Boredom, for Heidegger, is the withdrawl of all beings, the amorphous mixing of past, present, and future, and a subsequent opening up of Dasein towards the world. It ranks with anxiety as another fundamental attunement towards being.
Of course, there is all the usual movement from ontic boredom to ontological boredom (from being bored by a specific thing, to being bored with things, to it is boring for one—using here his usual troupe of allowing the self to recede into the “one”), as well as that Heideggerian bullshit of shaking us out of the everyday activities that we flee into, achieving authenticity, realizing the nothingness of Dasein, and then resolutely affirm the newly-disclosed possibilities (the “moment of vision”) again. This is all well and good. But not interesting. (At least, just seems like all the old stuff from anxiety.)

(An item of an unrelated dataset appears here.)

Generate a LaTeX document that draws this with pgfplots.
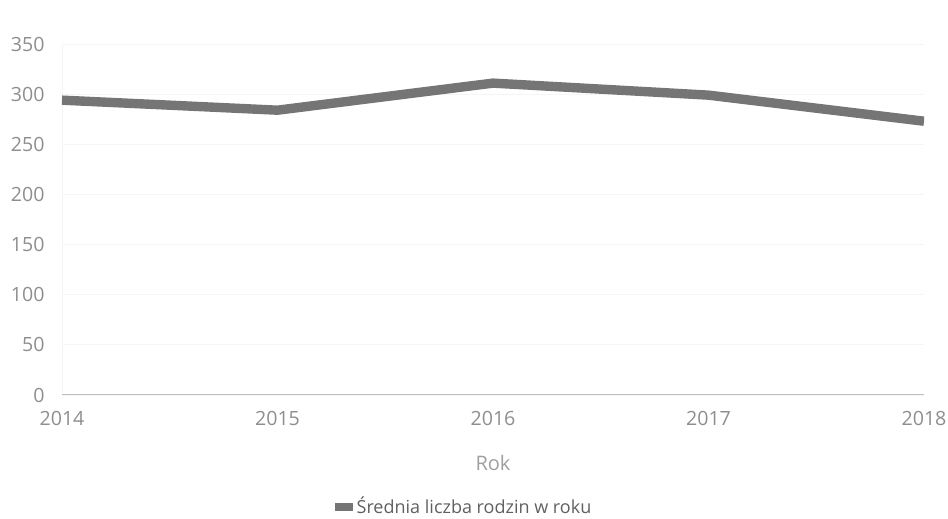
\documentclass[border=0pt]{standalone}
\usepackage{fontspec}
\setmainfont{Open Sans}
\usepackage{pgfplots}
\pgfplotsset{compat=1.18}
\definecolor{txt}{HTML}{8E8E8E}
\definecolor{legtxt}{HTML}{606060}
\definecolor{ln}{HTML}{757575}
\begin{document}
\begin{tikzpicture}
\useasboundingbox (-31pt,-62pt) rectangle (443pt,197.5pt);
\begin{axis}[
  scale only axis, width=431pt, height=175.5pt,
  at={(0,0)}, anchor=south west,
  xmin=2014, xmax=2018, ymin=0, ymax=350,
  xtick={2014,2015,2016,2017,2018},
  ytick={0,50,100,150,200,250,300,350},
  /pgf/number format/assume math mode=true,
  x tick label style={/pgf/number format/1000 sep={}, font=\fontsize{9.8}{11}\selectfont, text=txt, yshift=-4.7pt},
  y tick label style={font=\fontsize{9.8}{11}\selectfont, text=txt, xshift=-5.2pt},
  major tick length=0pt,
  axis line style={draw=none},
  ymajorgrids, major grid style={draw=gray!8, line width=0.4pt},
  xlabel={Rok},
  xlabel style={at={(axis description cs:0.5,0)}, anchor=center, yshift=-34pt, font=\fontsize{10}{12}\selectfont, text=txt!85},
  legend style={at={(axis description cs:0.4675,0)}, anchor=center, yshift=-56pt, draw=none, fill=none, font=\fontsize{9}{11}\selectfont, text=legtxt, inner sep=0pt},
  legend cell align=left,
  legend image code/.code={\path[fill=ln, draw=none, line width=0pt] (0pt,-2pt) rectangle (9pt,2pt);},
]
\draw[gray!8, line width=0.6pt] (rel axis cs:0,0) -- (rel axis cs:0,1);
\draw[gray!50, line width=0.6pt] (rel axis cs:0,0) -- (rel axis cs:1,0);
\addplot[ln, line width=4.7pt, line join=round] coordinates {
  (2014,294) (2015,284) (2016,311) (2017,299) (2018,273)
};
\addlegendentry{Średnia liczba rodzin w roku}
\end{axis}
\end{tikzpicture}
\end{document}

What I really love about Heidegger’s discussion of boredom is the identification of boredom with activity. Boredom, for him, can be realized in activity. Especially activities that one has “taken time” to enjoy. (What time have we taken? We have taken our time. We have lost our time.) Boredom happens already when we are filling up our time with things to do. And it is through this frantic doing, this filling of taking of time, that we are simultaneously bored and not noticing that this is the case. Sometimes, then, when we are enjoying ourselves too much, we really have to pause and think a bit, think about whether we are, right now, actually, bored.